As Jews worldwide honored on Monday the memory of those who were murdered in the Holocaust, a 76-year-old survivor sacrificed his life to save his students in Monday's shooting at Virginia Tech College that left 33 dead and over two dozen wounded.
Professor Liviu Librescu, 76, threw himself in front of the shooter when the man attempted to enter his classroom. The Israeli mechanics and engineering lecturer was shot to death, "but all the students lived - because of him," Virginia Tech student Asael Arad - also an Israeli - told Army Radio.
Several of Librescu's other students sent e-mails to his wife, Marlena, telling of how he blocked the gunman's way and saved their lives, said Librescu's son, Joe.
Virginia Tech shooting
"My father blocked the doorway with his body and asked the students to flee," Joe Librescu said in a telephone interview from his home outside of Tel Aviv. "Students started opening windows and jumping out."
Librescu was respected in his field, his son said.
"His work was his life in a sense," said Joe. "That was a good place for him to practice his research."
Librescu was sent to a labor camp in Russia as a child and saved by the townspeople. His father was deported by the Nazis.
As a scientist working under Nicolae Ceaucescu's oppressive regime, Librescu was forbidden to have any contact with sources outside Romania. He defied the ban, continuing to publish scientific articles secretly.
His Zionist affinities eventually caused him to be forced out of his job. In 1978, the Librescus emigrated from Romania to Israel, where they raised two sons. In 1986, the family moved to Virginia for Librescu's sabbatical. While they only planned to stay in the United States a year, but have lived there ever since.
Librescu's second son, Arie, told The Jerusalem Post that his father had served as an "ambassador" for Israel in a community with many Muslim residents, but few Israelis.
The Foreign Ministry has taken charge of flying Librescu's body back to Israel. The funeral is expected to take place in Ra'anana on Thursday, although that date has not been confirmed.

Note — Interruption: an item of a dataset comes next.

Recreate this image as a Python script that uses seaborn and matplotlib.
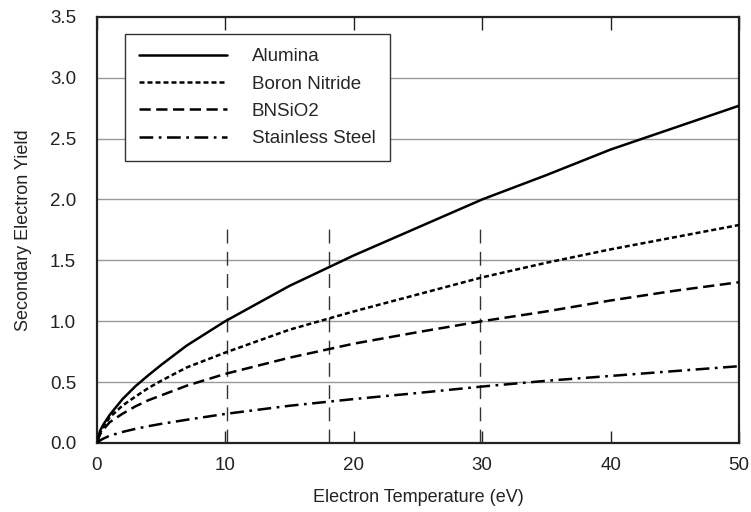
import matplotlib
matplotlib.use("Agg")
import matplotlib.pyplot as plt
import seaborn as sns
import pandas as pd

temps = [0, 0.25, 0.5, 1, 2, 3, 4, 5, 7, 10, 15, 20, 25, 30, 35, 40, 45, 50]
alumina = [0, 0.10, 0.15, 0.23, 0.36, 0.465, 0.555, 0.64, 0.80, 1.0, 1.29, 1.54, 1.77, 2.0, 2.2, 2.41, 2.59, 2.77]
boron_nitride = [0, 0.08, 0.13, 0.21, 0.307, 0.38, 0.45, 0.51, 0.62, 0.742, 0.93, 1.08, 1.22, 1.36, 1.48, 1.59, 1.69, 1.79]
bnsio2 = [0, 0.07, 0.11, 0.17, 0.24, 0.30, 0.35, 0.39, 0.47, 0.567, 0.70, 0.815, 0.91, 1.0, 1.08, 1.17, 1.25, 1.32]
stainless = [0, 0.02, 0.035, 0.059, 0.09, 0.115, 0.137, 0.156, 0.19, 0.238, 0.305, 0.36, 0.41, 0.463, 0.51, 0.55, 0.59, 0.63]
materials = ["Alumina", "Boron Nitride", "BNSiO2", "Stainless Steel"]
vlines_x = [10.1, 18.1, 29.8]
vline_top = 1.78

rows = []
for name, vals in zip(materials, [alumina, boron_nitride, bnsio2, stainless]):
    for t, v in zip(temps, vals):
        rows.append({"Electron Temperature (eV)": t, "Secondary Electron Yield": v, "Material": name})
df = pd.DataFrame(rows)

sns.set_style("white")
plt.rcParams["font.family"] = ["Liberation Sans", "DejaVu Sans"]

fig = plt.figure(figsize=(7.51, 5.12), dpi=100)
ax = fig.add_axes([0.129, 0.135, 0.855, 0.832])

for y in [0.5, 1.0, 1.5, 2.0, 2.5, 3.0]:
    ax.axhline(y, color="#999999", lw=1.0, zorder=0)

for xv in vlines_x:
    ax.plot([xv, xv], [0, vline_top], color="#333333", lw=1.0, dashes=(10, 6), zorder=1)

dashes = {"Alumina": "", "Boron Nitride": (2, 1.2), "BNSiO2": (4.5, 2.2), "Stainless Steel": (5.5, 2.2, 1.1, 2.2)}
sns.lineplot(data=df, x="Electron Temperature (eV)", y="Secondary Electron Yield",
             style="Material", style_order=materials, dashes=dashes,
             color="black", lw=1.8, ax=ax, zorder=3)

ax.set_xlim(0, 50)
ax.set_ylim(0, 3.5)
ax.set_xticks([0, 10, 20, 30, 40, 50])
ax.set_yticks([0, 0.5, 1.0, 1.5, 2.0, 2.5, 3.0, 3.5])
ax.set_yticklabels([f"{v:.1f}" for v in [0, 0.5, 1.0, 1.5, 2.0, 2.5, 3.0, 3.5]])
ax.tick_params(axis="x", direction="in", length=9, width=1, top=True, bottom=True, labelsize=13.5, pad=10, colors="#222222")
ax.tick_params(axis="y", length=0, labelsize=13.5, pad=15, colors="#222222")
for s in ax.spines.values():
    s.set_color("#222222")
    s.set_linewidth(1.6)
ax.set_xlabel("Electron Temperature (eV)", fontsize=13, color="#222222", labelpad=11)
ax.set_ylabel("Secondary Electron Yield", fontsize=13, color="#222222", labelpad=13)

leg = ax.legend(loc="upper left", bbox_to_anchor=(0.044, 0.96), fontsize=13.5, handlelength=4.7,
                handletextpad=1.3, borderpad=0.75, labelspacing=0.55, fancybox=False,
                frameon=True, borderaxespad=0, title=None)
leg.get_frame().set_edgecolor("#333333")
leg.get_frame().set_linewidth(1.0)
leg.get_frame().set_facecolor("white")
leg.get_frame().set_alpha(1)
leg.set_zorder(5)

fig.savefig("out.png", dpi=100)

Meanwhile, police on Tuesday afternoon identified the gunman as Cho Seung-Hui, 23, a South Korean citizen who was studying legally in the United States as an English major at Virginia Tech.
Earlier, Virginia Tech President Charles Steger said that the gunman in the second of two campus attacks was a student at the university, also defending the school's delay in warning students about what became the deadliest shooting rampage in US history.
While Steger did not explicitly say the student, who he identified as an Asian male, was also the gunman in the first shooting, he said he did not believe there was another shooter. The gunman struck down two people at a dormitory Monday before killing 30 more people at a campus building and finally killing himself with a shot to his head.
"We do know that he was an Asian male - this is the second incident - an Asian man who was a resident in one of our dormitories," said Steger in an interview with CNN, confirming for the first time that the killer was a student.
Some students said their first warning came more than two hours after the first shooting, in an e-mail at 9:26 a.m. By then the second shooting had begun.